The Senate version of the Food Safety Modernization Act was approved on a 212-206 vote in the House Dec. 8. The Senate must now reapprove it after first approving it, by a 73-25 vote, Nov. 30.

President Barack Obama has said he will sign the bill into law. Congress adjourns for the holidays Dec. 17.

In a statement, Robert Guenther, Washington, D.C.-based United Fresh’s senior vice president of public policy, praised some features of the bill but strongly criticized a provision, known as the Tester amendment, which exempts some small producers and processors from new food safety standards.

“The statutory enactment of nonscience-based exemptions would limit FDA’s ability to assure consumers that all foods they purchase, whether at grocery stores, restaurants, farm markets, or elsewhere, have met the same food safety standards,” Guenther said. “Food safety must be a universal commitment.”

Kathy Means, vice president of government relations and public relations for Newark, Del.-based PMA, said many small growers don’t want the exemptions because they’re worried they will be bad for business. PMA will do what it can, she said, to convince others of that possibility.

“We don’t want our smaller members shut out of the market,” she said.

Irvine, Calif.-based Western Growers also criticized the bill because of the Tester amendment.
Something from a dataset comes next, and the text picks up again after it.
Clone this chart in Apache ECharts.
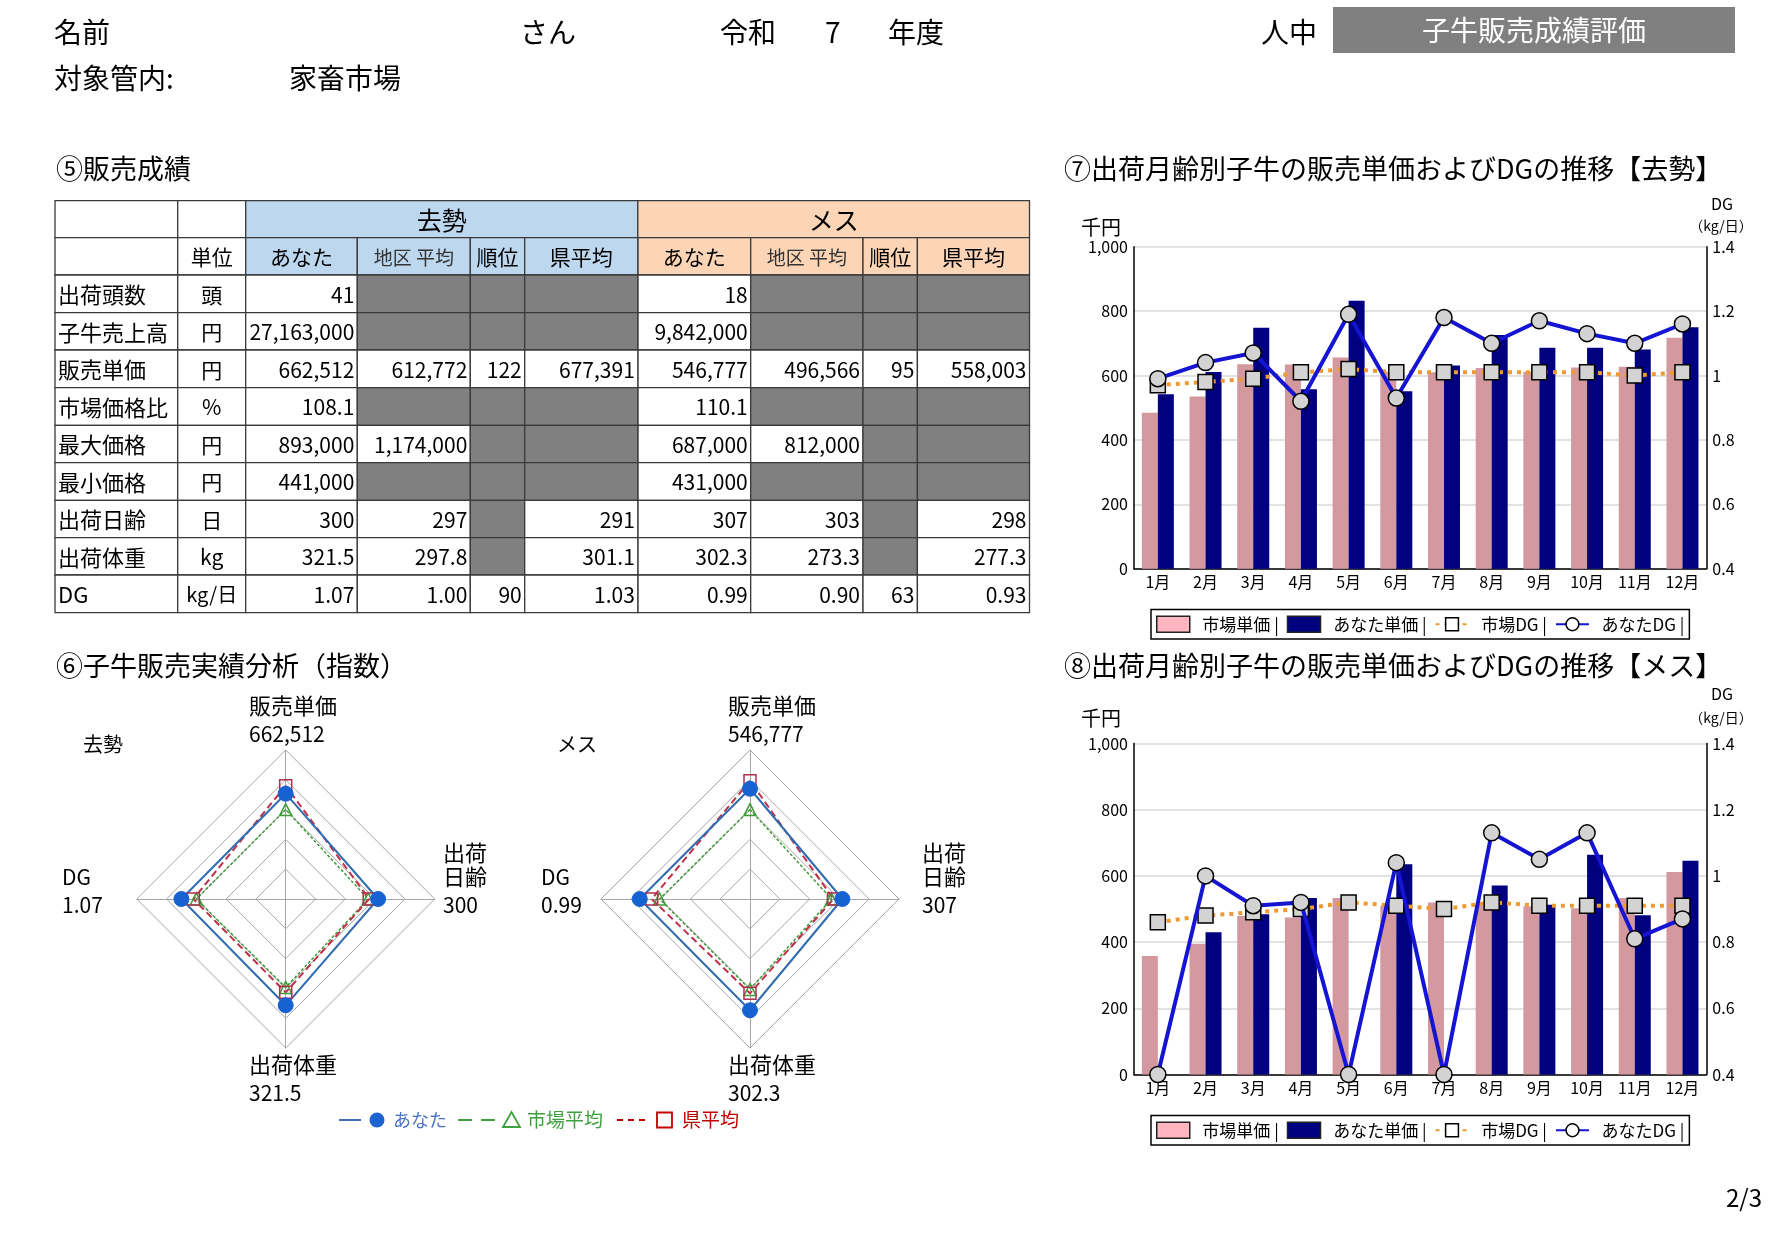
<!DOCTYPE html>
<html lang="ja">
<head>
<meta charset="utf-8">
<title>子牛販売成績評価</title>
<script src="https://cdn.jsdelivr.net/npm/echarts@6.0.0/dist/echarts.min.js"></script>
<style>
html,body{margin:0;padding:0;background:#fff;}
#main{width:1792px;height:1240px;}
</style>
</head>
<body>
<div id="main"></div>
<script>
// ================= DATA =================
const months = ['1月','2月','3月','4月','5月','6月','7月','8月','9月','10月','11月','12月'];

// ⑦ 去勢 (千円 / kg/日)
const kyoseiMarketPrice = [484, 535, 635, 634, 656, 612, 610, 623, 612, 625, 627, 717];
const kyoseiYourPrice   = [542, 611, 748, 557, 832, 551, 631, 726, 686, 686, 681, 750];
const kyoseiMarketDG    = [0.97, 0.98, 0.99, 1.01, 1.02, 1.01, 1.01, 1.01, 1.01, 1.01, 1.00, 1.01];
const kyoseiYourDG      = [0.99, 1.04, 1.07, 0.92, 1.19, 0.93, 1.18, 1.10, 1.17, 1.13, 1.10, 1.16];

// ⑧ メス
const mesuMarketPrice = [358, 395, 479, 474, 533, 510, 520, 516, 508, 502, 533, 612];
const mesuYourPrice   = [0, 430, 484, 533, 0, 635, 0, 571, 513, 664, 481, 646];
const mesuMarketDG    = [0.86, 0.88, 0.89, 0.90, 0.92, 0.91, 0.90, 0.92, 0.91, 0.91, 0.91, 0.91];
const mesuYourDG      = [0.40, 1.00, 0.91, 0.92, 0.40, 1.04, 0.40, 1.13, 1.05, 1.13, 0.81, 0.87];

const priceAxis = {min: 0, max: 1000, interval: 200};
const dgAxis = {min: 0.4, max: 1.4, interval: 0.2};

// ⑤ 販売成績 table
const rowLabels = ['出荷頭数','子牛売上高','販売単価','市場価格比','最大価格','最小価格','出荷日齢','出荷体重','DG'];
const units = ['頭','円','円','%','円','円','日','kg','kg/日'];
const groupHeads = ['去勢','メス'];
const subHeads = ['あなた','地区 平均','順位','県平均'];
const kyoseiTable = [
  ['41', null, null, null],
  ['27,163,000', null, null, null],
  ['662,512', '612,772', '122', '677,391'],
  ['108.1', null, null, null],
  ['893,000', '1,174,000', null, null],
  ['441,000', null, null, null],
  ['300', '297', null, '291'],
  ['321.5', '297.8', null, '301.1'],
  ['1.07', '1.00', '90', '1.03']
];
const mesuTable = [
  ['18', null, null, null],
  ['9,842,000', null, null, null],
  ['546,777', '496,566', '95', '558,003'],
  ['110.1', null, null, null],
  ['687,000', '812,000', null, null],
  ['431,000', null, null, null],
  ['307', '303', null, '298'],
  ['302.3', '273.3', null, '277.3'],
  ['0.99', '0.90', '63', '0.93']
];

// ⑥ radar (指数) – indicator order around the chart: top, left, bottom, right
const radarIndicators = ['販売単価','DG','出荷体重','出荷日齢'];
const radarMax = 150;
const kyoseiRadarYou    = [106, 105, 107, 93];
const kyoseiRadarMarket = [90, 90, 89, 83];
const kyoseiRadarPref   = [114, 93, 94, 84];
const mesuRadarYou      = [111, 111, 112, 93];
const mesuRadarMarket   = [90, 91, 91, 82];
const mesuRadarPref     = [119, 99, 95, 84];

// ================= STYLE / LAYOUT =================
const FONT = '"Noto Sans CJK JP", "Noto Sans", sans-serif';
const BLUE_HEAD = '#BDD7EE';
const PEACH_HEAD = '#FBD5B5';
const GREY_CELL = '#808080';
const PINK_BAR = '#D4989F';
const NAVY_BAR = '#000080';
const ORANGE = '#EE9A33';
const DGBLUE = '#1414D2';

const tableCols = [55, 177.7, 245.7, 357.3, 470.3, 524.7, 637.8, 750.7, 863, 917.4, 1029.5];
const tableRows = [200.7, 237.7, 275, 312.7, 350, 387.7, 425.3, 462.7, 500.3, 537.7, 575, 612.7];

const els = [];
function txt(text, x, y, size, o) {
  o = o || {};
  els.push({
    type: 'text', x: x, y: y, z: 20, silent: true,
    style: {
      text: text, fill: o.color || '#000',
      font: (o.weight || 'normal') + ' ' + size + 'px ' + FONT,
      align: o.align || 'left', verticalAlign: 'middle'
    }
  });
}
function cell(c0, c1, r, fill, text, align, size, color) {
  const x0 = tableCols[c0], x1 = tableCols[c1], y0 = tableRows[r], y1 = tableRows[r + 1];
  els.push({type: 'rect', z: 5, silent: true,
    shape: {x: x0, y: y0, width: x1 - x0, height: y1 - y0},
    style: {fill: fill, stroke: '#3a3a3a', lineWidth: 1.3}});
  if (text !== null && text !== undefined && text !== '') {
    const tx = align === 'left' ? x0 + 3 : align === 'right' ? x1 - 3 : (x0 + x1) / 2;
    txt(text, tx, (y0 + y1) / 2 + 1, size || 21, {align: align, color: color});
  }
}

// ---- header ----
txt('名前', 54, 32, 28);
txt('さん', 520, 32, 28);
txt('令和', 720, 32, 28);
txt('7', 825, 32, 28);
txt('年度', 888, 32, 28);
txt('人中', 1261, 32, 28);
els.push({type: 'rect', z: 5, silent: true, shape: {x: 1333, y: 7, width: 402, height: 46}, style: {fill: '#808080'}});
txt('子牛販売成績評価', 1534, 30, 28, {align: 'center', color: '#fff'});
txt('対象管内:', 54, 78, 28);
txt('家畜市場', 289, 78, 28);
txt('2/3', 1726, 1198, 24);

// ---- section titles ----
txt('⑤販売成績', 56, 169, 27);
txt('⑥子牛販売実績分析（指数）', 56, 666, 27);
txt('⑦出荷月齢別子牛の販売単価およびDGの推移【去勢】', 1064, 169, 27);
txt('⑧出荷月齢別子牛の販売単価およびDGの推移【メス】', 1064, 666, 27);

// ---- table ----
cell(0, 1, 0, '#fff');
cell(1, 2, 0, '#fff');
cell(2, 6, 0, BLUE_HEAD, groupHeads[0], 'center', 25);
cell(6, 10, 0, PEACH_HEAD, groupHeads[1], 'center', 25);
cell(0, 1, 1, '#fff');
cell(1, 2, 1, '#fff', '単位', 'center', 21);
subHeads.forEach(function (h, i) {
  const sz = i === 1 ? 19 : 21;
  cell(2 + i, 3 + i, 1, BLUE_HEAD, h, 'center', sz, i === 1 ? '#333' : '#000');
  cell(6 + i, 7 + i, 1, PEACH_HEAD, h, 'center', sz, i === 1 ? '#333' : '#000');
});
rowLabels.forEach(function (lab, i) {
  const r = i + 2;
  cell(0, 1, r, '#fff', lab, 'left', 22);
  cell(1, 2, r, '#fff', units[i], 'center', units[i].length > 2 ? 20 : 21);
  for (let k = 0; k < 4; k++) {
    const a = kyoseiTable[i][k], b = mesuTable[i][k];
    cell(2 + k, 3 + k, r, a === null ? GREY_CELL : '#fff', a, 'right', 21);
    cell(6 + k, 7 + k, r, b === null ? GREY_CELL : '#fff', b, 'right', 21);
  }
});

// ---- radar labels ----
function radarLabels(xTop, xRight, xLeft, label, xLab, tbl) {
  txt('販売単価', xTop, 706, 22);
  txt(tbl[2][0], xTop, 734, 21);
  txt('出荷', xRight, 853, 22);
  txt('日齢', xRight, 877, 22);
  txt(tbl[6][0], xRight, 905, 21);
  txt('DG', xLeft, 877, 21);
  txt(tbl[8][0], xLeft, 905, 21);
  txt('出荷体重', xTop, 1065, 22);
  txt(tbl[7][0], xTop, 1093, 21);
  txt(label, xLab, 744, 20);
}
radarLabels(249, 443, 62, groupHeads[0], 83, kyoseiTable);
radarLabels(728, 922, 541, groupHeads[1], 557, mesuTable);

// ---- radar legend ----
const LY = 1120;
els.push({type: 'line', z: 20, silent: true, shape: {x1: 339, y1: LY, x2: 361, y2: LY}, style: {stroke: '#3F6FB8', lineWidth: 2}});
els.push({type: 'circle', z: 20, silent: true, shape: {cx: 377, cy: LY, r: 7.5}, style: {fill: '#1F62D2'}});
txt('あなた', 393, LY, 18, {color: '#4A72C0'});
els.push({type: 'line', z: 20, silent: true, shape: {x1: 458, y1: LY, x2: 495, y2: LY}, style: {stroke: '#3EA03E', lineWidth: 2, lineDash: [14, 9]}});
els.push({type: 'polygon', z: 20, silent: true, shape: {points: [[511.5, LY - 8], [503, LY + 7], [520, LY + 7]]}, style: {fill: 'none', stroke: '#3EA03E', lineWidth: 1.8}});
txt('市場平均', 527, LY, 19, {color: '#3EA03E'});
els.push({type: 'line', z: 20, silent: true, shape: {x1: 617, y1: LY, x2: 646, y2: LY}, style: {stroke: '#C00000', lineWidth: 2, lineDash: [6, 5]}});
els.push({type: 'rect', z: 20, silent: true, shape: {x: 657, y: LY - 7.5, width: 15, height: 15}, style: {fill: 'none', stroke: '#C00000', lineWidth: 1.8}});
txt('県平均', 682, LY, 19, {color: '#C00000'});

// ---- combo chart axis titles ----
[[227, 204, 226], [718, 694, 718]].forEach(function (p) {
  txt('千円', 1081, p[0], 20);
  txt('DG', 1722, p[1], 16, {align: 'center'});
  txt('（kg/日）', 1721, p[2], 14, {align: 'center'});
});

// ================= CHART =================
function xAx(gi) {
  return {type: 'category', gridIndex: gi, data: months,
    axisTick: {show: false},
    axisLine: {lineStyle: {color: '#000', width: 1.5}},
    axisLabel: {color: '#000', fontSize: 16, margin: 5, fontFamily: FONT}};
}
function yLeft(gi) {
  return {type: 'value', gridIndex: gi, min: priceAxis.min, max: priceAxis.max, interval: priceAxis.interval,
    axisLine: {show: true, lineStyle: {color: '#000', width: 1.5}},
    axisTick: {show: false},
    splitLine: {show: true, lineStyle: {color: '#D9D9D9', width: 1.5}},
    axisLabel: {color: '#000', fontSize: 16, margin: 6, fontFamily: FONT}};
}
function yRight(gi) {
  return {type: 'value', gridIndex: gi, position: 'right', min: dgAxis.min, max: dgAxis.max, interval: dgAxis.interval,
    axisLine: {show: true, lineStyle: {color: '#000', width: 1.5}},
    axisTick: {show: false},
    splitLine: {show: false},
    axisLabel: {color: '#000', fontSize: 16, margin: 6, fontFamily: FONT,
      formatter: function (v) { return String(Math.round(v * 10) / 10); }}};
}
function comboSeries(xi, yl, yr, mp, yp, md, yd) {
  return [
    {type: 'bar', name: '市場単価', xAxisIndex: xi, yAxisIndex: yl, data: mp, barWidth: 16, barGap: '0%',
      itemStyle: {color: PINK_BAR}},
    {type: 'bar', name: 'あなた単価', xAxisIndex: xi, yAxisIndex: yl, data: yp, barWidth: 16, barGap: '0%',
      itemStyle: {color: NAVY_BAR}},
    {type: 'line', name: '市場DG', xAxisIndex: xi, yAxisIndex: yr, data: md, z: 3, clip: false,
      symbol: 'rect', symbolSize: 15,
      lineStyle: {color: ORANGE, width: 4, type: [4, 5]},
      itemStyle: {color: '#D3D3D3', borderColor: '#000', borderWidth: 1.5}},
    {type: 'line', name: 'あなたDG', xAxisIndex: xi, yAxisIndex: yr, data: yd, z: 4, clip: false,
      symbol: 'circle', symbolSize: 16,
      lineStyle: {color: DGBLUE, width: 4},
      itemStyle: {color: '#D3D3D3', borderColor: '#000', borderWidth: 1.5}}
  ];
}
function comboLegend(top) {
  return {left: 1151, top: top, orient: 'horizontal', padding: [6, 5], itemGap: 8,
    itemWidth: 33, itemHeight: 16, borderColor: '#000', borderWidth: 1.5, selectedMode: false,
    textStyle: {fontSize: 17, color: '#000', fontFamily: FONT},
    formatter: function (n) { return '  ' + n + ' |'; },
    data: [
      {name: '市場単価', icon: 'rect', itemStyle: {color: '#FFB6C1', borderColor: '#222', borderWidth: 1.5}},
      {name: 'あなた単価', icon: 'rect', itemStyle: {color: NAVY_BAR, borderColor: '#222', borderWidth: 1.5}},
      {name: '市場DG', itemStyle: {color: '#fff', borderColor: '#000', borderWidth: 1.5}},
      {name: 'あなたDG', itemStyle: {color: '#fff', borderColor: '#000', borderWidth: 1.5}}
    ]};
}
function radarComp(cx) {
  return {center: [cx, 899], radius: 149, startAngle: 90, splitNumber: 5, shape: 'polygon',
    indicator: radarIndicators.map(function (n) { return {name: n, min: 0, max: radarMax}; }),
    axisName: {show: false},
    splitLine: {lineStyle: {color: '#A6A6A6', width: 1}},
    splitArea: {show: false},
    axisLine: {lineStyle: {color: '#A6A6A6', width: 1}},
    axisTick: {show: false}, axisLabel: {show: false}};
}
function radarSeries(idx, you, market, pref) {
  return {type: 'radar', radarIndex: idx, silent: true, data: [
    {name: '市場平均', value: market, symbol: 'triangle', symbolSize: 12,
      lineStyle: {color: '#3E9B36', width: 1.5, type: [3, 2]},
      itemStyle: {color: 'rgba(255,255,255,0)', borderColor: '#3E9B36', borderWidth: 1.5}},
    {name: '県平均', value: pref, symbol: 'rect', symbolSize: 12,
      lineStyle: {color: '#C0304A', width: 2, type: [7, 4]},
      itemStyle: {color: 'rgba(255,255,255,0)', borderColor: '#B03050', borderWidth: 1.5}},
    {name: 'あなた', value: you, symbol: 'circle', symbolSize: 15,
      lineStyle: {color: '#2F6DB0', width: 2},
      itemStyle: {color: '#1762D2', borderColor: '#1762D2'}}
  ]};
}

const chart = echarts.init(document.getElementById('main'), null, {renderer: 'canvas'});
chart.setOption({
  backgroundColor: '#fff',
  animation: false,
  textStyle: {fontFamily: FONT},
  grid: [
    {left: 1134, top: 246.7, width: 572.3, height: 322},
    {left: 1134, top: 743.5, width: 572.3, height: 331}
  ],
  xAxis: [xAx(0), xAx(1)],
  yAxis: [yLeft(0), yRight(0), yLeft(1), yRight(1)],
  legend: [comboLegend(609.5), comboLegend(1115.5)],
  radar: [radarComp(285.7), radarComp(750)],
  series: [].concat(
    comboSeries(0, 0, 1, kyoseiMarketPrice, kyoseiYourPrice, kyoseiMarketDG, kyoseiYourDG),
    comboSeries(1, 2, 3, mesuMarketPrice, mesuYourPrice, mesuMarketDG, mesuYourDG),
    [radarSeries(0, kyoseiRadarYou, kyoseiRadarMarket, kyoseiRadarPref),
     radarSeries(1, mesuRadarYou, mesuRadarMarket, mesuRadarPref)]
  ),
  graphic: {elements: els}
});
</script>
</body>
</html>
“It’s unacceptable to us and not good public policy,” said Jim Bryan, the association’s policy liaison for federal government affairs.

The bill, which was attached to a larger federal spending bill, may not have passed the House on its own, Bryan said.

Guenther, Means and other industry officials had urged House leaders to seek a conference committee with the Senate to remove the Tester amendment and resolve procedural problems with the bill.

Guenther said United Fresh will continue to press Congress for universal standards.

Guenther praised several provisions of the bill, including implementation of preventive controls for production and processing of specific fruits and vegetables when deemed necessary by risk-based, scientific Food and Drug Administration analysis.

Means said she was pleased with the recall authority the bill gives the FDA, and with the bill’s commodity-specific approach to food safety.

“We wouldn’t want people to think we’re unhappy it passed,” Means said. “There’s a lot in it that’s going to move food safety forward. The only thing we opposed were the exemptions related to the Tester amendment.”